God loves to give reminders.
The first reminder in the Bible is one we still see today: a rainbow is God’s beautiful pledge that He’s promised to never again destroy the earth with a flood.
In Leviticus 24 is another holy reminder. God commands that every week the people are to prepare twelve loaves of bread and place them on the golden table inside his sanctuary. These loaves, says God, are “as a memorial portion” (v. 7).
The first thing is how to make those loaves: “You shall take fine flour and bake twelve cakes from it; two tenths of an ephah shall be in each loaf” (v. 5). We don’t know exactly how much is two-tenths of an ephah but it was probably around 8 cups. The loaves weren’t made from ordinary flour, which was a coarse mixture of crushed grain and bran. This recipe calls for “fine flour,” which was taken from the inner kernels, then ground up and sifted carefully.
Once the twelve loaves are baked, “You shall set them in two piles, six in a pile, on the table of pure gold before the LORD” (v. 6). Made from a good bit of flour, these loaves were probably long and fairly flat (because no yeast could be added). With those big loaves stacked up in two piles, the table would’ve looked like the full baker’s rack.
These loaves of bread were constantly on the table inside the sanctuary, and every week a new batch was prepared. Then at the end of the seven days, these twelve loaves were given to the priests as food.
While it became priestly food, this stack of bread was meant firstly as an offering to God. One of the other names for this bread was the “bread of the presence,” or literally, “bread of the face.” Being inside the sanctuary, it was always near God’s holy presence, before his face. In the very next room was the ark of the covenant, symbolic of the throne of God.
It was hard to get much closer to the Lord God than this!
So what was the meaning of this bread? It doesn’t mean that God gets hungry and needs food. Israel’s other offerings were not his food, and neither were these loaves. The true God doesn’t need to eat, but He is worthy of unending worship. That’s what this bread was: an act of worship, a perpetual offering from Israel. For the loaves were “a memorial.” It was a memorial or reminder in two ways.
In the first place, the bread offering reminded the worshipers that all good things come from God. From his many gifts they could take a portion and present it to him. That’s an important reminder for our own receiving, and our own giving. God gives so generously—He gives us hours and days, gives ability, income, energy, and more—so we want to give back to him: living our whole life coram deo, before his face.
The bread was a memorial in a second way: a reminder to the Lord. God has a perfect memory, so He doesn’t need reminders.

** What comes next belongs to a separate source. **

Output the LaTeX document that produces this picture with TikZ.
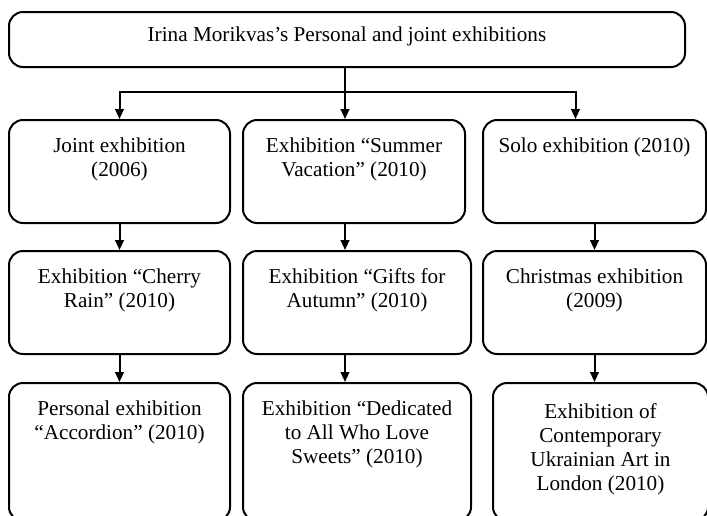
\documentclass[tikz,border=0pt]{standalone}
\usepackage{fontspec}
\setmainfont{Liberation Serif}
\usetikzlibrary{arrows.meta}

\begin{document}
\begin{tikzpicture}[x=0.75pt,y=0.75pt,yscale=-1,xscale=1,
        exbox/.style={draw, line width=1.5pt, rounded corners=10.5pt, anchor=north, align=center, inner xsep=2pt, inner ysep=0pt, font=\fontsize{15.9}{18}\selectfont, text height=42pt, text depth=35.25pt},
        arr/.style={line width=1.5pt, -{Triangle[length=7.5pt,width=6.5pt]}}]
        \useasboundingbox (0,0) rectangle (707,515);

        \node[exbox, minimum width=507pt, text height=21.75pt, text depth=19.5pt] (top) at (347,11) {Irina Morikvas’s Personal and joint exhibitions};

        \node[exbox, minimum width=165.75pt] (joint) at (119.5,119) {Joint exhibition\\(2006)};
        \node[exbox, minimum width=166.5pt] (summer) at (354,119) {Exhibition “Summer\\Vacation” (2010)};
        \node[exbox, minimum width=167.25pt, text height=24pt, text depth=53.25pt] (solo) at (594.5,119) {Solo exhibition (2010)};

        \node[exbox, minimum width=165.75pt] (cherry) at (119.5,250) {Exhibition “Cherry\\Rain” (2010)};
        \node[exbox, minimum width=171pt] (gifts) at (357,250) {Exhibition “Gifts for\\Autumn” (2010)};
        \node[exbox, minimum width=167.25pt] (christmas) at (594.5,250) {Christmas exhibition\\(2009)};

        \node[exbox, minimum width=165.75pt, text depth=61.5pt] (accordion) at (119.5,382) {Personal exhibition\\“Accordion” (2010)};
        \node[exbox, minimum width=171pt, text height=60pt, text depth=43.5pt] (sweets) at (357,382) {Exhibition “Dedicated\\to All Who Love\\Sweets” (2010)};
        \node[exbox, minimum width=161.25pt, text height=80.25pt, text depth=23.25pt] (london) at (600.5,382) {Exhibition of\\Contemporary\\Ukrainian Art in\\London (2010)};

        % connectors
        \coordinate (bus) at (345,92);
        \draw[arr] (top.south -| bus) -- (summer.north -| bus);
        \draw[arr] (bus) -| (joint.north);
        \draw[arr] (bus) -| ([xshift=-14.25pt]solo.north);
        \draw[arr] (joint) -- (cherry);
        \draw[arr] (cherry) -- (accordion);
        \draw[arr] (summer.south -| bus) -- (gifts.north -| bus);
        \draw[arr] (gifts.south -| bus) -- (sweets.north -| bus);
        \draw[arr] (solo.south) -- (solo.south |- christmas.north);
        \draw[arr] (christmas.south) -- (christmas.south |- london.north);
\end{tikzpicture}
\end{document}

But God knows how quickly we forget. “What was it that God said to us?” “What if He’s overlooked my prayers?” “How can I really be sure that the Lord cares for me?” We can be sure, because in his heavenly presence God has a constant cue to care.
The Lord wasn’t going to forget his people. Every day of every year, the loaves were there. This is why God commands that twelve loaves be placed in his presence, one for each tribe. It meant that all of his people were being remembered, even if they were from the smallest tribe and most insignificant clan.

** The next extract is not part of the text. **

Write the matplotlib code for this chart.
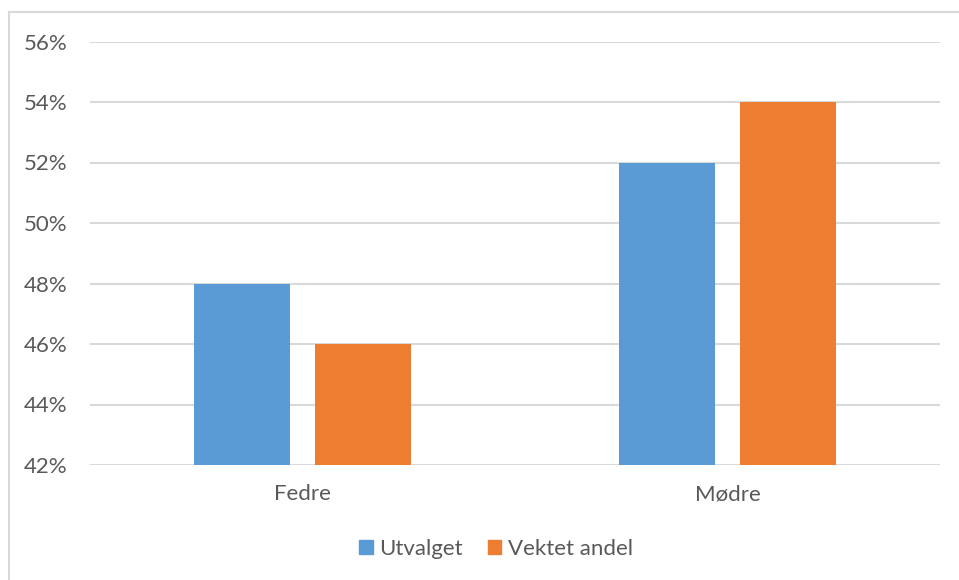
import matplotlib
matplotlib.use("Agg")
import matplotlib.pyplot as plt
from matplotlib.patches import Patch
from matplotlib.lines import Line2D
import numpy as np

categories = ["Fedre", "Mødre"]
series_names = ["Utvalget", "Vektet andel"]
utvalget = [48, 52]
vektet_andel = [46, 54]
y_ticks = [42, 44, 46, 48, 50, 52, 54, 56]

BLUE = "#5B9BD5"
ORANGE = "#ED7D31"
TEXT = "#595959"
GRID = "#D9D9D9"

plt.rcParams["font.family"] = ["Lato", "DejaVu Sans"]

W, H = 959, 580
fig = plt.figure(figsize=(W / 100, H / 100), dpi=100)

# outer chart frame (top and left edges visible)
fig.add_artist(Line2D([9 / W, 1.0], [1 - 12 / H, 1 - 12 / H], color=GRID, lw=1.5,
                      transform=fig.transFigure))
fig.add_artist(Line2D([9 / W, 9 / W], [0, 1 - 12 / H], color=GRID, lw=1.5,
                      transform=fig.transFigure))

left, right = 90 / W, 940 / W
top, bottom = 1 - 41.5 / H, 1 - 465 / H
ax = fig.add_axes([left, bottom, right - left, top - bottom])

x = np.arange(len(categories))
bw = 0.225
off = 0.142
ax.bar(x - off, utvalget, width=bw, color=BLUE, zorder=3, label=series_names[0])
ax.bar(x + off, vektet_andel, width=bw, color=ORANGE, zorder=3, label=series_names[1])

ax.set_xlim(-0.5, len(categories) - 0.5)
ax.set_ylim(y_ticks[0], y_ticks[-1])
ax.set_yticks(y_ticks)
ax.set_yticklabels([f"{v}%" for v in y_ticks])
ax.set_xticks(x)
ax.set_xticklabels(categories)

ax.grid(axis="y", color=GRID, lw=1.5, zorder=0)
ax.set_axisbelow(True)
for s in ax.spines.values():
    s.set_visible(False)
ax.tick_params(axis="both", length=0, colors=TEXT, labelsize=16)
ax.tick_params(axis="y", pad=16.5)
ax.tick_params(axis="x", pad=14)

handles = [Patch(color=BLUE), Patch(color=ORANGE)]
fig.legend(handles, series_names, loc="center", bbox_to_anchor=(496 / W, 1 - 549 / H),
           ncol=2, frameon=False, fontsize=16, labelcolor=TEXT,
           handlelength=0.6, handleheight=0.6, handletextpad=0.3, columnspacing=1.1)

fig.savefig("out.png", dpi=100, facecolor="white")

Compare it to how the breastplate of the high priest contained twelve different gemstones, one for each tribe. When the high priest went into God’s presence, every tribe could know that they too, were being carried before the LORD through prayer and sacrifice.
No one was left out, and no one was forgotten, but all came before him.
Today, God still sees and knows each of us. We have the privilege of living before his face. Each of us is allowed into his presence through faith in Christ. For when He came to earth, Jesus drew a line under all of Leviticus and said it was accomplished. This is why there’s no more tabernacle, no more daily offering of bread. But in Christ the lesson of the bread endures.
By his Word and by his sacraments, Christ says He is present to sustain and encourage us. While the Bread of Life is now in God’s heavenly presence, He also says, “I am with you always, even to the close of the age.” He wants us to be assured, to know it deep within ourselves, to be certain that He will not forget.
Today it will be easy again to forget the LORD. Sometimes days go by with barely a thought for God’s goodness or grace. We forget. Or we read the Bible and realize we’ve forgotten so much of what it says. Or we act like God isn’t near and we just do your own will. We forget.
There is a well-known Christian prayer: “I will in the course of this day forget thee; forget thou not me.”
God does not forget us ever. But God wants us to remember: to think of him daily, to speak with him often, to live every day aware that we’re in his holy presence.